__Data for this exercise__:

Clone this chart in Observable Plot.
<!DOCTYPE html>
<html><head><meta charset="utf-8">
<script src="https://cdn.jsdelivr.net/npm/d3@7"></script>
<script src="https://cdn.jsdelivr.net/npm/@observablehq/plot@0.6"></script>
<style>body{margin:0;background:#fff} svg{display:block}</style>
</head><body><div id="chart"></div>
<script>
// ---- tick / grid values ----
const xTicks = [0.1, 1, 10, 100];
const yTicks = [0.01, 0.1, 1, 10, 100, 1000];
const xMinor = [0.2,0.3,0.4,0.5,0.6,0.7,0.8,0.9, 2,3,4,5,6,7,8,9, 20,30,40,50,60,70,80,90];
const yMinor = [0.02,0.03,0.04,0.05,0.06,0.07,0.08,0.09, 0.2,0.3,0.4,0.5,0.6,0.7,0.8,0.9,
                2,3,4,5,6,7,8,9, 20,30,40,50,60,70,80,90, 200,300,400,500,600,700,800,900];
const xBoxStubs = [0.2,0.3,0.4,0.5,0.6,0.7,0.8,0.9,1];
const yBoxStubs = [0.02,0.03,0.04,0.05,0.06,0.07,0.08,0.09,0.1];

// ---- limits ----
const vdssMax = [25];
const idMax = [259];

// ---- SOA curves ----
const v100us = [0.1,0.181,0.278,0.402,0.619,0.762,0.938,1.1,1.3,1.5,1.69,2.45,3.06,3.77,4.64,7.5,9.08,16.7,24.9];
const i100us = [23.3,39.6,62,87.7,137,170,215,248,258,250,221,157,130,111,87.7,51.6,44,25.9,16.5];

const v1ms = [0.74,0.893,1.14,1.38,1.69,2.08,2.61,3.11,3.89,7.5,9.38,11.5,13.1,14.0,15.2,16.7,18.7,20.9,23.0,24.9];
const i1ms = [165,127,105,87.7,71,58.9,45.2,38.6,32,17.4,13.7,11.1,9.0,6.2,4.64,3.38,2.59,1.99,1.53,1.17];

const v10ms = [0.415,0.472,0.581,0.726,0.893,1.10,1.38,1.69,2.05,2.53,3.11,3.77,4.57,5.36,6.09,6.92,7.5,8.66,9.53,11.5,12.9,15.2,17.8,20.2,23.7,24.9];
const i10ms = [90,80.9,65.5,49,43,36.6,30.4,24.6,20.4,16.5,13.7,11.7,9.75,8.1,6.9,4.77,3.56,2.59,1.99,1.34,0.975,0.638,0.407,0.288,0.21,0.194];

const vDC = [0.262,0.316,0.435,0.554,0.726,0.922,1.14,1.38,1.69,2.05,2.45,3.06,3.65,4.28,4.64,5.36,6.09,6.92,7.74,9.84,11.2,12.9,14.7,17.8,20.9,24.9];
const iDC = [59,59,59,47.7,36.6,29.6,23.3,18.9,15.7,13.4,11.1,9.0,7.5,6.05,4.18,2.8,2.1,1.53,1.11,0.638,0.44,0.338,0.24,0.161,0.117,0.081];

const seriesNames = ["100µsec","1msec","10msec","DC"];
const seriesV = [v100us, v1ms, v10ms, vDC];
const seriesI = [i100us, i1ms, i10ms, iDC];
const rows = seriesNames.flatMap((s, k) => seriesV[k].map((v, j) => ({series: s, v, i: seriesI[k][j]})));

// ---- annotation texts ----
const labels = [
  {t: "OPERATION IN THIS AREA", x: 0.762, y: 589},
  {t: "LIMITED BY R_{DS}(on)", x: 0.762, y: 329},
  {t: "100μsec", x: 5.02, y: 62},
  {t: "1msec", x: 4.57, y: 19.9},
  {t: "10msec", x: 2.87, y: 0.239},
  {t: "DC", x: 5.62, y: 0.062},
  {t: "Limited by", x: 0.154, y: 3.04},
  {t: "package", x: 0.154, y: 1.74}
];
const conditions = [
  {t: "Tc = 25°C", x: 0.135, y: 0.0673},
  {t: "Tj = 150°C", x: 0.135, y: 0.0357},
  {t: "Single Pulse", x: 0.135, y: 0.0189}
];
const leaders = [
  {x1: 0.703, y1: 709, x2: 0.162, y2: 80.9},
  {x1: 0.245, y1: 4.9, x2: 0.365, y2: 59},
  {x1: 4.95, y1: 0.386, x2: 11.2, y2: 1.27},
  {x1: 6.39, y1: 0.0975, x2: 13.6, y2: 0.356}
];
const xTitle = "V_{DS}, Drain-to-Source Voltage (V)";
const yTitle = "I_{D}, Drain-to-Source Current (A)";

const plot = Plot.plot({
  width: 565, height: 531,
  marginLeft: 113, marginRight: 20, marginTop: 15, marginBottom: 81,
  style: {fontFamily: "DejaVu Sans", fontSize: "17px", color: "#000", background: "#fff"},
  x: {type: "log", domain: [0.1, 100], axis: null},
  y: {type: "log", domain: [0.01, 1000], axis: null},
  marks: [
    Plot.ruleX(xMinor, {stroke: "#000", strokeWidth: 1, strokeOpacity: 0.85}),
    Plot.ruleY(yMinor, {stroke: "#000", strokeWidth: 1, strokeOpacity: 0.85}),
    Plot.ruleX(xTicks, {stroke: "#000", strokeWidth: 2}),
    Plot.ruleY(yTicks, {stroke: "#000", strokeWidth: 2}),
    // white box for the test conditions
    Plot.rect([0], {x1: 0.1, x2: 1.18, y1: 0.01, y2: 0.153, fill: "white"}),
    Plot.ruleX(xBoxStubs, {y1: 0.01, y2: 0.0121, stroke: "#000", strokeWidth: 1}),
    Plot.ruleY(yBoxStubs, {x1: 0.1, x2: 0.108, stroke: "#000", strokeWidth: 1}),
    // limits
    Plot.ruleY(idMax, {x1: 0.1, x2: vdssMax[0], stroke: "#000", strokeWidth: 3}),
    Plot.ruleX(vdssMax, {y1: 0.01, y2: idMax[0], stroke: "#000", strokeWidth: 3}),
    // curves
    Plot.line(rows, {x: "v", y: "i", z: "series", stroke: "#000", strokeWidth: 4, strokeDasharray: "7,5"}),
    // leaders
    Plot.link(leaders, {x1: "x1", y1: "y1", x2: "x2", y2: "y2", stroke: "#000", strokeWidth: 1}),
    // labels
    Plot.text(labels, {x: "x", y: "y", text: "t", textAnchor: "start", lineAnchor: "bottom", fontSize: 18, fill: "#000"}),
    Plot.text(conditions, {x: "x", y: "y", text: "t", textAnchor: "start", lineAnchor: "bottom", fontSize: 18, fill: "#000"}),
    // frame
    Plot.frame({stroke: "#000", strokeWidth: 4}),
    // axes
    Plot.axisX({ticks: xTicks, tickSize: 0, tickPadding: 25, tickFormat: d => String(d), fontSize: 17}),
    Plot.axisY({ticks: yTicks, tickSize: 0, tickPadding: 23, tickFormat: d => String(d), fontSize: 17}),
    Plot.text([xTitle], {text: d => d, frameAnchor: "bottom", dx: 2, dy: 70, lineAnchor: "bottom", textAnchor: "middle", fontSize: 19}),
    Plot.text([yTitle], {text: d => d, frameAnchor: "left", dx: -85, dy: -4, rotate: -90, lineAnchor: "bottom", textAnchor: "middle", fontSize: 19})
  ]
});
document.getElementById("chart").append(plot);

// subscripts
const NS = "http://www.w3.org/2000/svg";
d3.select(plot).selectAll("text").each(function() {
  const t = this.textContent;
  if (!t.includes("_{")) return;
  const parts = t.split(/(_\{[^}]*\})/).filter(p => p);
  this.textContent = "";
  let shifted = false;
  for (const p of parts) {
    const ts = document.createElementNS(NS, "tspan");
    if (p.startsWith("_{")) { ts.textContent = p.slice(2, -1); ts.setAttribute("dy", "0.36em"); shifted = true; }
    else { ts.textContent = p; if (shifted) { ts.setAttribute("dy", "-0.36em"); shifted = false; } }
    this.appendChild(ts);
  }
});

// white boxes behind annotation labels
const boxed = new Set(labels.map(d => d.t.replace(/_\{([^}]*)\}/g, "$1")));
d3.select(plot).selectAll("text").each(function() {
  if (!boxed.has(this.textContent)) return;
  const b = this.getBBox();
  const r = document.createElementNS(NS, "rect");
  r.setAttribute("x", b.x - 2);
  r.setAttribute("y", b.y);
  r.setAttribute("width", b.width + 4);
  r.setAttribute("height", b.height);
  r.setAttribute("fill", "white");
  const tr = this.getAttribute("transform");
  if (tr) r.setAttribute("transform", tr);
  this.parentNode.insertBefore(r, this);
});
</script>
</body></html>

* * *

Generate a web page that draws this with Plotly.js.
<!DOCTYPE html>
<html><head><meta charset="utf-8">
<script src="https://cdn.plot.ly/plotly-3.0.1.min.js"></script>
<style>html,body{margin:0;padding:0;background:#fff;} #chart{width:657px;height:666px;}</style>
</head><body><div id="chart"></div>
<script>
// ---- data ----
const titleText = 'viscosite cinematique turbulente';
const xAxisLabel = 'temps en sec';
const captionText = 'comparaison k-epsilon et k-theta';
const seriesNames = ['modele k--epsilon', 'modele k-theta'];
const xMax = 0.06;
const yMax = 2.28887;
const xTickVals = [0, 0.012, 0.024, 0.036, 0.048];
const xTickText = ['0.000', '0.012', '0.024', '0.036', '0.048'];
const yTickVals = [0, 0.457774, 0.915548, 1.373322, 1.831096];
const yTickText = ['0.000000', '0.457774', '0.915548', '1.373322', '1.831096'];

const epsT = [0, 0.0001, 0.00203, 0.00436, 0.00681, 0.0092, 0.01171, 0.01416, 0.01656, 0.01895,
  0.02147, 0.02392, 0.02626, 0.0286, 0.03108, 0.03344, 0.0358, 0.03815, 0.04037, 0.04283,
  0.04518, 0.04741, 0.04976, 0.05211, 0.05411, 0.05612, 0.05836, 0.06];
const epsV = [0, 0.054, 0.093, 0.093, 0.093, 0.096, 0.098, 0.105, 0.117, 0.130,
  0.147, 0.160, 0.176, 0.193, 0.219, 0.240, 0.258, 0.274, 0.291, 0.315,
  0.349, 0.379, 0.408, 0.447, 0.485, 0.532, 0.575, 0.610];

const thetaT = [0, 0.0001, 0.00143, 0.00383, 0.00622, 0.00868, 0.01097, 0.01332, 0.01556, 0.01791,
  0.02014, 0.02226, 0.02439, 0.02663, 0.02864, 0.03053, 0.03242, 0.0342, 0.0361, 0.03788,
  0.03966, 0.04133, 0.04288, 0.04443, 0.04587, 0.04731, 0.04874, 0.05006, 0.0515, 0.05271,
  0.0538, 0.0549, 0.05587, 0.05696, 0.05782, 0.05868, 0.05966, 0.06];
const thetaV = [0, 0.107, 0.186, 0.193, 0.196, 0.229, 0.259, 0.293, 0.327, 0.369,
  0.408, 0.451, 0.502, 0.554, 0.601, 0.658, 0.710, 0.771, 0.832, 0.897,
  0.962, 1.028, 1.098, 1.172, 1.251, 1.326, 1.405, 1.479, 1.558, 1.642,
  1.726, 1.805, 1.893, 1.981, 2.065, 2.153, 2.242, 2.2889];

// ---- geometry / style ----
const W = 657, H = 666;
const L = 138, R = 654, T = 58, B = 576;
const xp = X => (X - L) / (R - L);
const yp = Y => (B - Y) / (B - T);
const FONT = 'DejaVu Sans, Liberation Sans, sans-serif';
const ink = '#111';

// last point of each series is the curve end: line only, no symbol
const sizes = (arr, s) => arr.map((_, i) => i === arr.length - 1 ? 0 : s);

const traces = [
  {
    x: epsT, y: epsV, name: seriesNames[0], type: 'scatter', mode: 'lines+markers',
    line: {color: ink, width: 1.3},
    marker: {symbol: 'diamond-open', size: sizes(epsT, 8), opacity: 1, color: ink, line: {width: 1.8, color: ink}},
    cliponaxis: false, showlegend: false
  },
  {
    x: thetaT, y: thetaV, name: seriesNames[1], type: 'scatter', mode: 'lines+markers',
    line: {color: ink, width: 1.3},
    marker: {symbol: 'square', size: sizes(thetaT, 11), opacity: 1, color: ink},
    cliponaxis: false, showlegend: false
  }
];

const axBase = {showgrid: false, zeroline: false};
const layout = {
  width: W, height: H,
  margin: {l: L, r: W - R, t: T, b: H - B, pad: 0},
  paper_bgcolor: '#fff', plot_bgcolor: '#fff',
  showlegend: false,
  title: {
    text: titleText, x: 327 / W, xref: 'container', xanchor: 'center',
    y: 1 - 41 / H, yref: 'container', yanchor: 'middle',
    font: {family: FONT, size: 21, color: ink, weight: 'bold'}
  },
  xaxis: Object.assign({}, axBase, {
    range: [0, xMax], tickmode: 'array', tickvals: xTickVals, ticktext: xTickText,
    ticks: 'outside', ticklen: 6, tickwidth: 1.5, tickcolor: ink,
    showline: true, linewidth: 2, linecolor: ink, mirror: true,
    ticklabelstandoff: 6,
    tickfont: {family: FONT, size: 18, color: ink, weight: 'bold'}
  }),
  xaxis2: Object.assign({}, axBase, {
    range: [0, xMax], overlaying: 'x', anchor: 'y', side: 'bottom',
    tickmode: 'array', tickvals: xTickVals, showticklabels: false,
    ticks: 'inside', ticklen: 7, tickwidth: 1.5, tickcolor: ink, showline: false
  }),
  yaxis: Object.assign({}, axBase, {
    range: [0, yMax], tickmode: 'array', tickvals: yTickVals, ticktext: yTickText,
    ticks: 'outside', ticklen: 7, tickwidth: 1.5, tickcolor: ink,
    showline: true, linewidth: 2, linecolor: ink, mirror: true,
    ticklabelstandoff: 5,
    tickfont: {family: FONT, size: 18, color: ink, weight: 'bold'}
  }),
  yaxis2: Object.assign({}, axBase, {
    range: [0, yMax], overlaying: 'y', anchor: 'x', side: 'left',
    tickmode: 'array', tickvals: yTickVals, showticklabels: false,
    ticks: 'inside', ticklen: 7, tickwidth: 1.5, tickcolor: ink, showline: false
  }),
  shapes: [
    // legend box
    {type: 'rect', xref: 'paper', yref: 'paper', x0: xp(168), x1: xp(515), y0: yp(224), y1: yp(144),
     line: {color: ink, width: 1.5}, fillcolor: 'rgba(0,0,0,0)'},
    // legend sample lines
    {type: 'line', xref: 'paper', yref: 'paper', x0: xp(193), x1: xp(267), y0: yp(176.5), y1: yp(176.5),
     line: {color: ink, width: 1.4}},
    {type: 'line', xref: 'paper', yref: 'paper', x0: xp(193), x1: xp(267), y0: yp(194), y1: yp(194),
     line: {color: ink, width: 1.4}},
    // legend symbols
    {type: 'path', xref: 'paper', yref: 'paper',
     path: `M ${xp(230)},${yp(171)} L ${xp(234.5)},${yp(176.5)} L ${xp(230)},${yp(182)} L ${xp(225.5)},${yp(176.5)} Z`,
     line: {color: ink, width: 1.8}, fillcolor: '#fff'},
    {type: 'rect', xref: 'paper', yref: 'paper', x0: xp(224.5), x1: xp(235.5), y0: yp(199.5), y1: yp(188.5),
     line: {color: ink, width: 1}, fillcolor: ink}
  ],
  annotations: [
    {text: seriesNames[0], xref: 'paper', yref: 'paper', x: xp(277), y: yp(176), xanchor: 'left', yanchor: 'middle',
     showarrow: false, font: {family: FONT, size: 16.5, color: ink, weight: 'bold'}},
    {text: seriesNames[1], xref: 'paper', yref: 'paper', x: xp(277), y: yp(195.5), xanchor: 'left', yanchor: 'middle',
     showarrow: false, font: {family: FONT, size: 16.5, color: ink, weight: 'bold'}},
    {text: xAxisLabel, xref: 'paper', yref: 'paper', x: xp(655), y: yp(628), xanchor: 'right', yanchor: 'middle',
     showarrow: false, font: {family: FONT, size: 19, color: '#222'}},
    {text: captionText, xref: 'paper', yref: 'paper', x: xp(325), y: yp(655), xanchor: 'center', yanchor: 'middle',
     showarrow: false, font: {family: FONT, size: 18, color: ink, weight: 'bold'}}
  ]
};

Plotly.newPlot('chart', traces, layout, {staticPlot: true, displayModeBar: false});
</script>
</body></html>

__Required work__: Write the lines again exactly, beginning at the line that has "Generate a web" and stopping after the line that has "0.349, 0.379, 0.408, 0.447, 0.485, 0.532, 0.575, 0.610];"; include no other lines.

__Reply to the exercise__:
Generate a web page that draws this with Plotly.js.
<!DOCTYPE html>
<html><head><meta charset="utf-8">
<script src="https://cdn.plot.ly/plotly-3.0.1.min.js"></script>
<style>html,body{margin:0;padding:0;background:#fff;} #chart{width:657px;height:666px;}</style>
</head><body><div id="chart"></div>
<script>
// ---- data ----
const titleText = 'viscosite cinematique turbulente';
const xAxisLabel = 'temps en sec';
const captionText = 'comparaison k-epsilon et k-theta';
const seriesNames = ['modele k--epsilon', 'modele k-theta'];
const xMax = 0.06;
const yMax = 2.28887;
const xTickVals = [0, 0.012, 0.024, 0.036, 0.048];
const xTickText = ['0.000', '0.012', '0.024', '0.036', '0.048'];
const yTickVals = [0, 0.457774, 0.915548, 1.373322, 1.831096];
const yTickText = ['0.000000', '0.457774', '0.915548', '1.373322', '1.831096'];

const epsT = [0, 0.0001, 0.00203, 0.00436, 0.00681, 0.0092, 0.01171, 0.01416, 0.01656, 0.01895,
  0.02147, 0.02392, 0.02626, 0.0286, 0.03108, 0.03344, 0.0358, 0.03815, 0.04037, 0.04283,
  0.04518, 0.04741, 0.04976, 0.05211, 0.05411, 0.05612, 0.05836, 0.06];
const epsV = [0, 0.054, 0.093, 0.093, 0.093, 0.096, 0.098, 0.105, 0.117, 0.130,
  0.147, 0.160, 0.176, 0.193, 0.219, 0.240, 0.258, 0.274, 0.291, 0.315,
  0.349, 0.379, 0.408, 0.447, 0.485, 0.532, 0.575, 0.610];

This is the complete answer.